Cloverdale Foods evolves to meet changing market
Cloverdale Foods in Mandan, N.D., has been owned and operated by the same family for more than 100 years.
But just because it’s the same family doesn’t mean it has always been the same business.
Adaptability has been key for the meat processing and packaging company, said President and CEO Scott Russell, and as the food industry changes, so does Cloverdale.
The company was founded by Hoy Russell in 1915. At the time, it was called Mandan Creamery and specialized in butter and dairy products.
Today, neither product is part of Cloverdale’s business model.
Over the years and as each new generation has taken the helm of the family business, Cloverdale has learned how to stay relevant.
It has evolved into its current model, which is focused on its meat products, especially bacon, and on growing a strong brand among retailers in the Midwest.
“We get better if we listen to the market,” Scott said. “We get the opportunity to be better.”
From butter to bacon
More than 40 years after founding the dairy, Hoy Russell introduced Cloverdale’s first line of premium-grade meat products — Cloverdale Tangy Summer Sausage — in 1958.
Just over a decade later, the dairy side of the company was pushed out of business by larger dairy corporations, and Cloverdale responded by diversifying the meat side of the industry to include food service distribution and trucking services.

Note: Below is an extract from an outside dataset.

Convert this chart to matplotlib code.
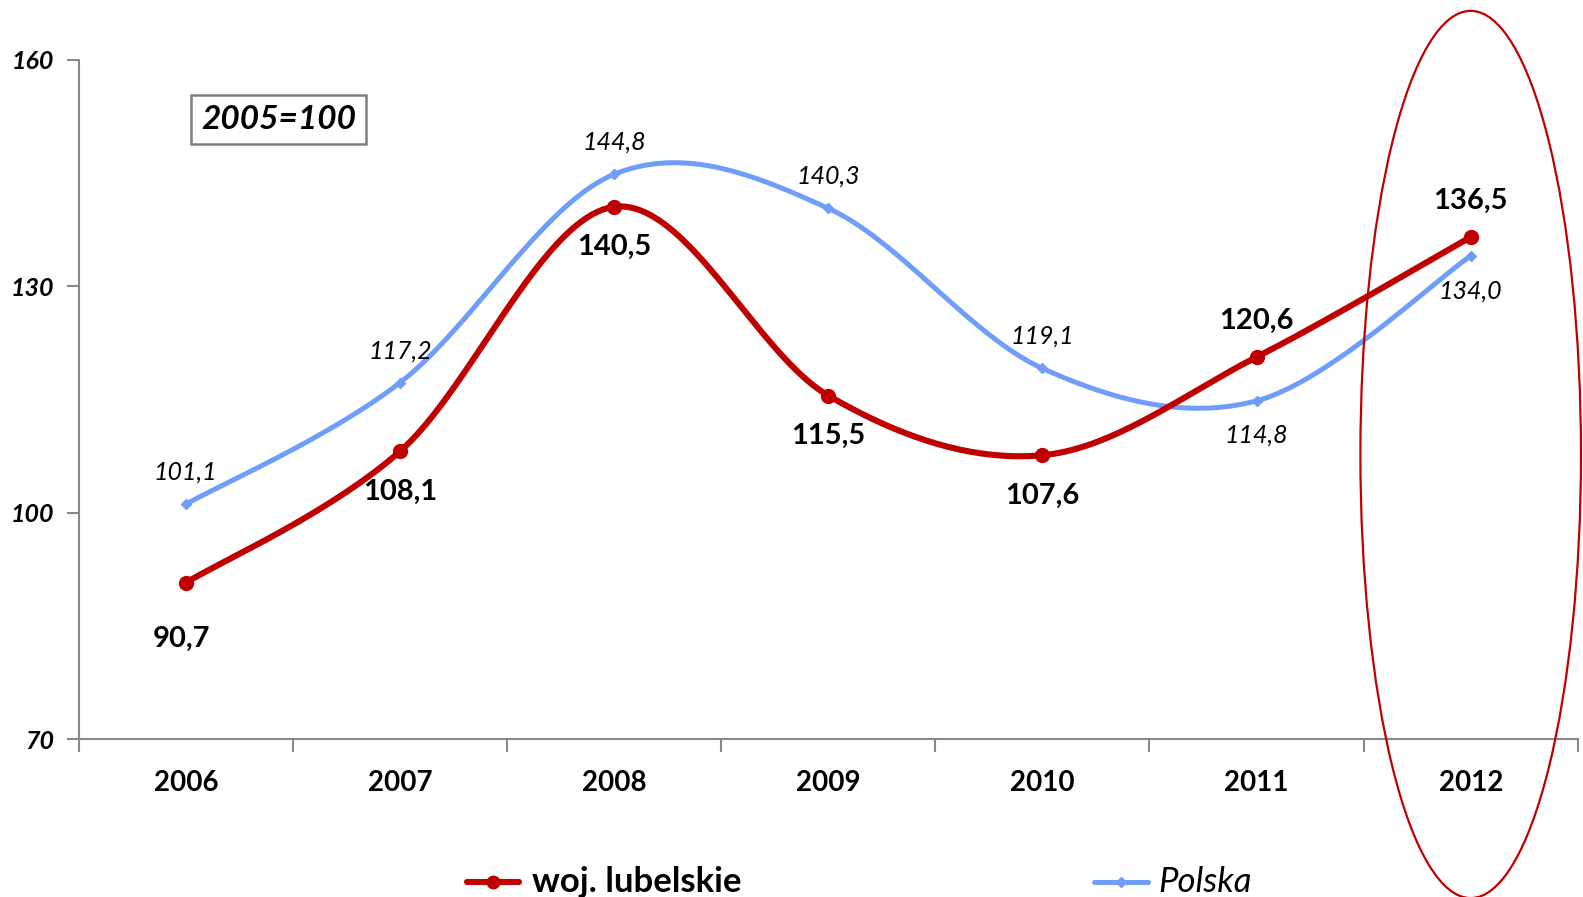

Over the next several decades, Cloverdale saw many more changes.
The company passed down another generation when Scott and his brother T.J. Russell took leadership positions in the late ’90s and early 2000s.
Cloverdale entered and later exited the pork slaughtering business, expanded sales and geographic reach, and began developing products with a stronger focus on health.
For some time, Cloverdale has had a broad geographic reach extending to the West Coast, but in recent years, it has concentrated its focus on the Midwest and increased focus on its expertise as a “bacon company.”
“I think if Hoy could transform himself down here, he’d say, ‘How did you guys get from butter to bacon?’ ” Scott said.
All of these recent changes have been part of an effort to best position Cloverdale in the marketplace.
“In order for us to stay relevant … we have to decide what are we truly going to be good at doing,” Scott said.
Focus on all families
Through all of the changes, Cloverdale has been a family business, but it has never been just about the Russells.
“Yes, we are a family, but we’re also responsible for a lot of other families,” T.J. said.
Cloverdale employs about 320 people in Mandan. Those are people whose livelihoods are at stake whenever the Russell family makes decisions about the business, he added.
He recognizes Cloverdale’s position as an employer in the town of more than 20,000 people.
“It’s the employer where a lot of people end up,” T.J. said. “And we end up being that solid employer that’s going to be around for a long time.”
Growing, transitioning and maintaining family businesses across generations speaks to the core of Cloverdale’s decision to join the Prairie Family Business Association.
The company is new to association, which is an outreach program of the Beacom School of Business at the University of South Dakota. Membership already has been helpful in guiding new thoughts for succession planning, T.J. said.
He also plans to attend an upcoming North Dakota Family Business forum in Bismarck hosted by Prairie Family Business, where transitioning to the next generation will be a prominent theme among the speakers. For more information and to register, click here.
“We’re so glad to have Cloverdale as part of our association and joining with other like-minded family businesses in North Dakota and from the surrounding region,” said Stephanie Larscheid, executive director of the Prairie Family Business Association. “They’re a terrific example of diversifying their business model to adjust to changing markets, and we look forward to being an additional resource for them for years to come.”
More change to come
It’s tough to predict what the next generation will mean for the evolving food industry.
But rest assured Cloverdale will have a seat at the table.
The company is in the process of researching opportunities to enter the snack industry, Scott said, especially as midday snacking becomes more popular.
Research shows consumers are increasingly turning to protein as a snack, a trend that should fit nicely into a meat-processing business, he added.
As the next generation of Cloverdale employees join the ranks, they’ll be tasked with figuring out how to leverage those opportunities for future growth, but that’s nothing new for the Russell family.
“About every generation, its business model has been somewhat different,” Scott said. “But we’re still here.”